Вы скажете на это: что ж, разве не у нас научились вы, русские, самому понятию чести? Разве не наши беседы привили вам вкус к независимости, к культуре личного самосознания? И соглашаясь с Вами заранее, рассуждая о понятии «честь», я не могу обойти тему «независимой личности в России», возможна ли таковая — на европейский лад. Знаете, милый друг, эта, привычная в наших дискуссиях формулировка, с годами мне стала казаться парадоксальной.

Вопрос «Возможна ли независимая европейская личность в России?» напоминает детский софизм «Один грек говорит, что все греки врут». Тут уж, если независимая, то не европейская, а если европейская, то, само собой, зависимая — хотя бы от критерия оценки.

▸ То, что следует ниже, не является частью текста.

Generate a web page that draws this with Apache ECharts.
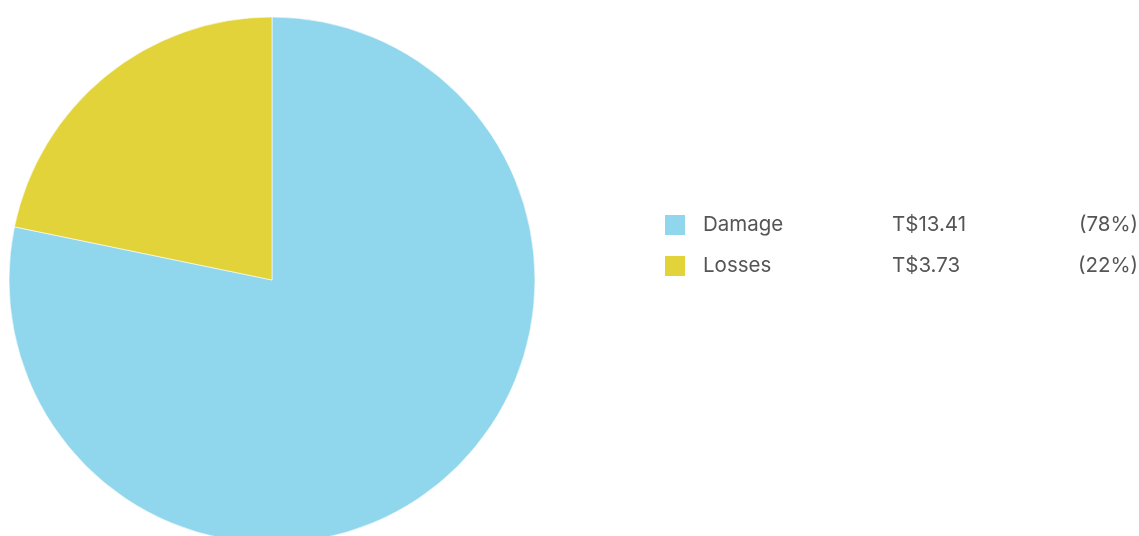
<!DOCTYPE html>
<html>
<head>
<meta charset="utf-8">
<script src="https://cdn.jsdelivr.net/npm/echarts@6/dist/echarts.min.js"></script>
<style>
  html, body { margin: 0; padding: 0; background: #ffffff; }
  #chart { width: 1139px; height: 536px; }
</style>
</head>
<body>
<div id="chart"></div>
<script>
// Categories and amounts (trillions, T$)
const categories = ['Damage', 'Losses'];
const amounts = [13.41, 3.73];
const colors = ['#90d6ec', '#e1d339'];

const total = amounts.reduce((a, b) => a + b, 0);
const valueText = {};
const pctText = {};
categories.forEach((c, i) => {
  valueText[c] = 'T$' + amounts[i].toFixed(2);
  pctText[c] = '(' + Math.round(amounts[i] / total * 100) + '%)';
});

const chart = echarts.init(document.getElementById('chart'), null, { renderer: 'canvas' });
const fontFamily = 'Inter, "Liberation Sans", sans-serif';
const textBase = { fontSize: 20.5, lineHeight: 21, color: '#555555', fontFamily: fontFamily };

chart.setOption({
  animation: false,
  color: colors,
  legend: {
    orient: 'vertical',
    left: 663,
    top: 213,
    padding: 0,
    itemWidth: 22,
    itemHeight: 22,
    itemGap: 17,
    icon: 'rect',
    selectedMode: false,
    data: categories,
    formatter: function (name) {
      return '{n|' + name + '}{v|' + valueText[name] + '}{p|' + pctText[name] + '}';
    },
    textStyle: Object.assign({}, textBase, {
      rich: {
        n: Object.assign({ width: 189, padding: [0, 0, 0, 12] }, textBase),
        v: Object.assign({ width: 150 }, textBase),
        p: Object.assign({ width: 96, align: 'right' }, textBase)
      }
    })
  },
  series: [{
    type: 'pie',
    center: [272, 280],
    radius: 263,
    startAngle: 90,
    clockwise: true,
    label: { show: false },
    labelLine: { show: false },
    emphasis: { disabled: true },
    itemStyle: { borderColor: '#ffffff', borderWidth: 0.6 },
    data: categories.map((c, i) => ({ name: c, value: amounts[i] }))
  }]
});
</script>
</body>
</html>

Очень хочется независимой личности, только почему, спрошу я Вас, это надо непременно связывать с Европой? Ибн Сина и Конфуций, например, личности, но не европейцы. Беда в другом — когда русский талант пытаются приспособить к Европе, выясняется, что он там ни к чему: а) не нужен; б) неудобен в употреблении. Обыкновенный умеренный гуманизм — гуманизм с человеческим лицом, в российских условиях это лицо теряет и обретает пугающие профетические черты. Так называемая «великая русская литература» была воспринята европейцами с корректировкой масштаба.